(ITEMS)
----------

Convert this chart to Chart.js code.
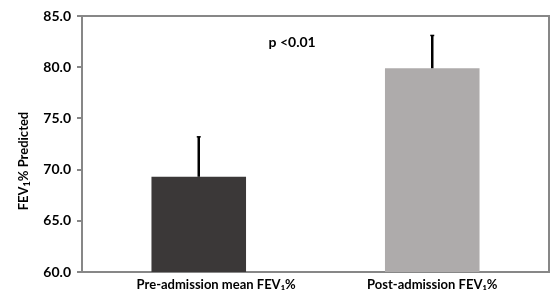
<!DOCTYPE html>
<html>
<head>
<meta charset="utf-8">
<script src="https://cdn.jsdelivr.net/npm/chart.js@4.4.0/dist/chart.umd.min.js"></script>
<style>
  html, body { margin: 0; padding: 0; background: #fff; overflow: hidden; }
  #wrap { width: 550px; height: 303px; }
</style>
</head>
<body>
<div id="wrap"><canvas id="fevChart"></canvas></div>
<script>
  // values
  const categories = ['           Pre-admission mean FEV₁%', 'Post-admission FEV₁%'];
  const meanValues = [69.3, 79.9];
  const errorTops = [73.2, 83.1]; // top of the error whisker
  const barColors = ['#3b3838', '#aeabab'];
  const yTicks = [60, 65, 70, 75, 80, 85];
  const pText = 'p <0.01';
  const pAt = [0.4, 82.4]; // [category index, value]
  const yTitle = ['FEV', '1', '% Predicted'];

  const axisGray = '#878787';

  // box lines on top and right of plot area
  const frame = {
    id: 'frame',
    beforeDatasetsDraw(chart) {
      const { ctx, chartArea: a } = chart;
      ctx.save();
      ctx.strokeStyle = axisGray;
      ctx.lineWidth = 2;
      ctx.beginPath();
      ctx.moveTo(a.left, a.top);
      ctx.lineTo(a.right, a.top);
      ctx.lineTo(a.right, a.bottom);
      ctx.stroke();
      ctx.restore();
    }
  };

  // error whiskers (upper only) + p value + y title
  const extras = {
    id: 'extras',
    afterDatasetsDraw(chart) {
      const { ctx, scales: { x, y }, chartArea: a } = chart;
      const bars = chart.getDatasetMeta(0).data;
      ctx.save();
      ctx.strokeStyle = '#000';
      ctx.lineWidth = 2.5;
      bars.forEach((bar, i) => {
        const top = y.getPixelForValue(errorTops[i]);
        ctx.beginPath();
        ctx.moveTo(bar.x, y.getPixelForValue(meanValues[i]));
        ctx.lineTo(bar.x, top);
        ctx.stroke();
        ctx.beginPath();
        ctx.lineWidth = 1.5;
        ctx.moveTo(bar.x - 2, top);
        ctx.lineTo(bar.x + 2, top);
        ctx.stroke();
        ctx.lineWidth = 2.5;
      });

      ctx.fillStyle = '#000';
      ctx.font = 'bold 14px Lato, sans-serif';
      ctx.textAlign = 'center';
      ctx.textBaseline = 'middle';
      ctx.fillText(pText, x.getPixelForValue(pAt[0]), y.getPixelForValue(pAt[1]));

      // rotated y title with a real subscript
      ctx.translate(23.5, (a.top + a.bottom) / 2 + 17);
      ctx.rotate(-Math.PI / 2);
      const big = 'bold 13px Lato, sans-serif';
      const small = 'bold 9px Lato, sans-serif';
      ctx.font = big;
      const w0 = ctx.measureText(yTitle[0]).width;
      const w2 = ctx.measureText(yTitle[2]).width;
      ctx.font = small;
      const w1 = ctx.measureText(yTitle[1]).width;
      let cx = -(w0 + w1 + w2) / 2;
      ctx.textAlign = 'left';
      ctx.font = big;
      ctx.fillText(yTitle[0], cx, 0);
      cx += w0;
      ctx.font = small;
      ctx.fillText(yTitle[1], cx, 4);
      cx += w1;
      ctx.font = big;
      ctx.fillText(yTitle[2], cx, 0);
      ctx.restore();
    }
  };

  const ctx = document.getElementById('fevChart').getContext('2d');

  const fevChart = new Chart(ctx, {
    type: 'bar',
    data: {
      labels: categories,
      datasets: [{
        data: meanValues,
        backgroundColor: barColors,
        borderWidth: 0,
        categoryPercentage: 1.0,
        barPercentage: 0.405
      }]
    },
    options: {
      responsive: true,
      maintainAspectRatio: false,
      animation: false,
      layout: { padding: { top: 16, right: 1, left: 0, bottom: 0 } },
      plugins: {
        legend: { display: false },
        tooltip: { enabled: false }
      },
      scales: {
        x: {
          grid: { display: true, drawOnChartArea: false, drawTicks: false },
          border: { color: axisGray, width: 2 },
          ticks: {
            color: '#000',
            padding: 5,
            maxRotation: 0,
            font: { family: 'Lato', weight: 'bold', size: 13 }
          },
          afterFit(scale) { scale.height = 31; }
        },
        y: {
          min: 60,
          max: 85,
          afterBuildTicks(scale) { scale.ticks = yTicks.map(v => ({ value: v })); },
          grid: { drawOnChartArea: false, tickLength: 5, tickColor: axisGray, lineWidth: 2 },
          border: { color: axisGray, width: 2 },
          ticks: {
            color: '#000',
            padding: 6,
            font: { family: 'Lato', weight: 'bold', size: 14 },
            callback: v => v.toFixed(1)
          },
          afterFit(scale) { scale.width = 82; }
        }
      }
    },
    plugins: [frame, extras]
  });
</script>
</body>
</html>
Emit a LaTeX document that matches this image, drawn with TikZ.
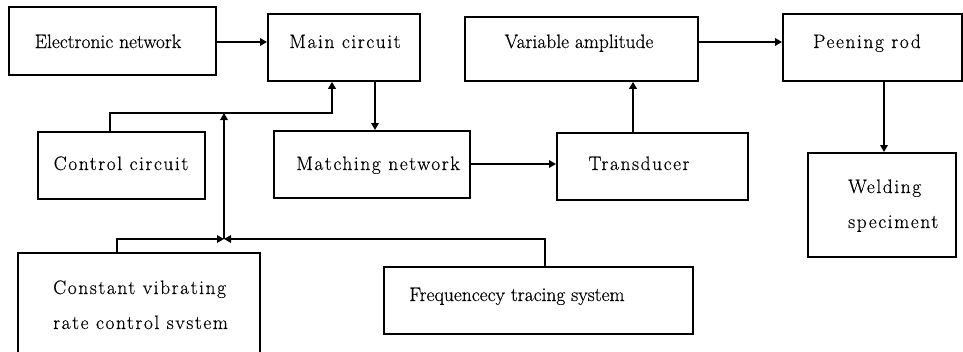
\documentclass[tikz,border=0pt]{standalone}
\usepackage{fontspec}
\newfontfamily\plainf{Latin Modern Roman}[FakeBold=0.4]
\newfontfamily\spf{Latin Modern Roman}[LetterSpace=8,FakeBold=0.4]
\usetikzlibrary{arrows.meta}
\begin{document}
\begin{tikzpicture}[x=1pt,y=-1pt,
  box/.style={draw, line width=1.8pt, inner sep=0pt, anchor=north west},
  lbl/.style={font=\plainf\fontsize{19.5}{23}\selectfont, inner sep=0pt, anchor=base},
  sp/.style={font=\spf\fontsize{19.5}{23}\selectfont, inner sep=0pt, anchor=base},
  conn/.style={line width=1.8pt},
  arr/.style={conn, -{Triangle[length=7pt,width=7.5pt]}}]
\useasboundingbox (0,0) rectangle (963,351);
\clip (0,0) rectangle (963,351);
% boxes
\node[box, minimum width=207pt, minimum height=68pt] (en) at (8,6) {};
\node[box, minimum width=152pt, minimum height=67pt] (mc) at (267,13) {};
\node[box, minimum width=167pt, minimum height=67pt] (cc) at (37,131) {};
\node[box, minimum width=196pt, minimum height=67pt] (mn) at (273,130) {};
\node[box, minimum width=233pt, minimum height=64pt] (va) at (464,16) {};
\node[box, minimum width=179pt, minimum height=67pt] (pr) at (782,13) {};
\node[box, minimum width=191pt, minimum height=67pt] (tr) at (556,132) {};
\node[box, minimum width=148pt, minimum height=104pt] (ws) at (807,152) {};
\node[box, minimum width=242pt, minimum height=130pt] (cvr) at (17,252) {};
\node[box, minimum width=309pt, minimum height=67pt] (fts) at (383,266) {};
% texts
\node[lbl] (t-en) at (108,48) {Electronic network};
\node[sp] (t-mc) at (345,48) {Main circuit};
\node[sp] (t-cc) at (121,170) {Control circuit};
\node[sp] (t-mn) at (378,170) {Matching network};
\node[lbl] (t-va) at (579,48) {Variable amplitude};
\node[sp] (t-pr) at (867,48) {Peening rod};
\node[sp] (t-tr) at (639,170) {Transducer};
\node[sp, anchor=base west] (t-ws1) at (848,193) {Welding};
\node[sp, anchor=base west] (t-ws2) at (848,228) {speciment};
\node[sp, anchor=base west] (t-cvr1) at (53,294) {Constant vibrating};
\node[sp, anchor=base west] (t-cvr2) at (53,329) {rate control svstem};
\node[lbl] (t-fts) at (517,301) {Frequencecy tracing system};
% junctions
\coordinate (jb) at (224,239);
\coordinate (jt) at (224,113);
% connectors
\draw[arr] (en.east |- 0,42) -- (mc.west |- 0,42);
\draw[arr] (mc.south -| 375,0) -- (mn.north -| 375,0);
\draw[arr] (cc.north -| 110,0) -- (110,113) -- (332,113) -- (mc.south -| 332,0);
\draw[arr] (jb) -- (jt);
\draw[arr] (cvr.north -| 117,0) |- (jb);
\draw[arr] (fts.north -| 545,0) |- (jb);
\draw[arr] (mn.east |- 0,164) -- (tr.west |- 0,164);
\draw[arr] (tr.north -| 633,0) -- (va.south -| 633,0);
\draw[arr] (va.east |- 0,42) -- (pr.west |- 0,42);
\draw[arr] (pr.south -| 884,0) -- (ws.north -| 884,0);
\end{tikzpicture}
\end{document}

----------

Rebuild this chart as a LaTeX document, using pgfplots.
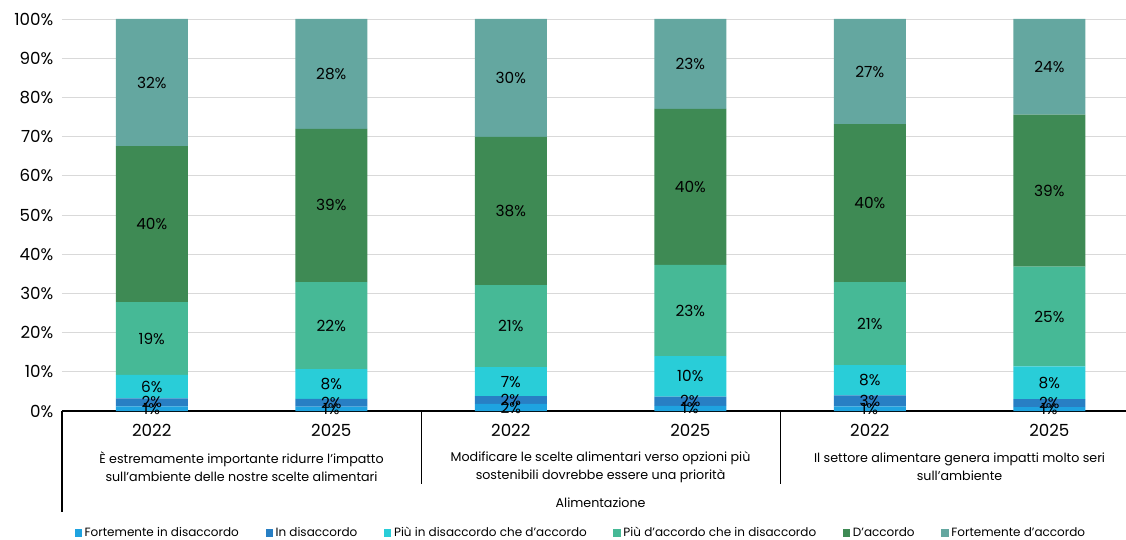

----------

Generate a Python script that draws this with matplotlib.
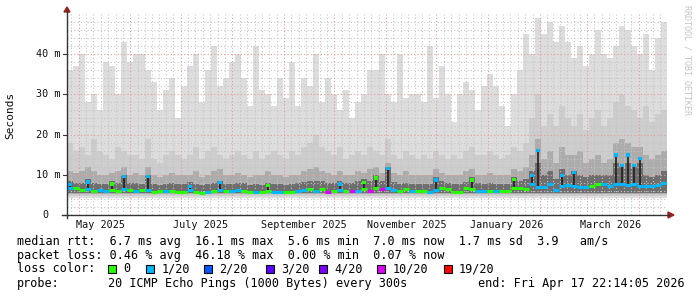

----------

(STATED GOAL) Using the entries above, write out exactly the lines from the one with "Convert this chart to Chart.js code." through the one with "const axisGray = '#878787';", ends included. Leave out any pictures.

(COMPLETE RESPONSE)
Convert this chart to Chart.js code.
<!DOCTYPE html>
<html>
<head>
<meta charset="utf-8">
<script src="https://cdn.jsdelivr.net/npm/chart.js@4.4.0/dist/chart.umd.min.js"></script>
<style>
  html, body { margin: 0; padding: 0; background: #fff; overflow: hidden; }
  #wrap { width: 550px; height: 303px; }
</style>
</head>
<body>
<div id="wrap"><canvas id="fevChart"></canvas></div>
<script>
  // values
  const categories = ['           Pre-admission mean FEV₁%', 'Post-admission FEV₁%'];
  const meanValues = [69.3, 79.9];
  const errorTops = [73.2, 83.1]; // top of the error whisker
  const barColors = ['#3b3838', '#aeabab'];
  const yTicks = [60, 65, 70, 75, 80, 85];
  const pText = 'p <0.01';
  const pAt = [0.4, 82.4]; // [category index, value]
  const yTitle = ['FEV', '1', '% Predicted'];

  const axisGray = '#878787';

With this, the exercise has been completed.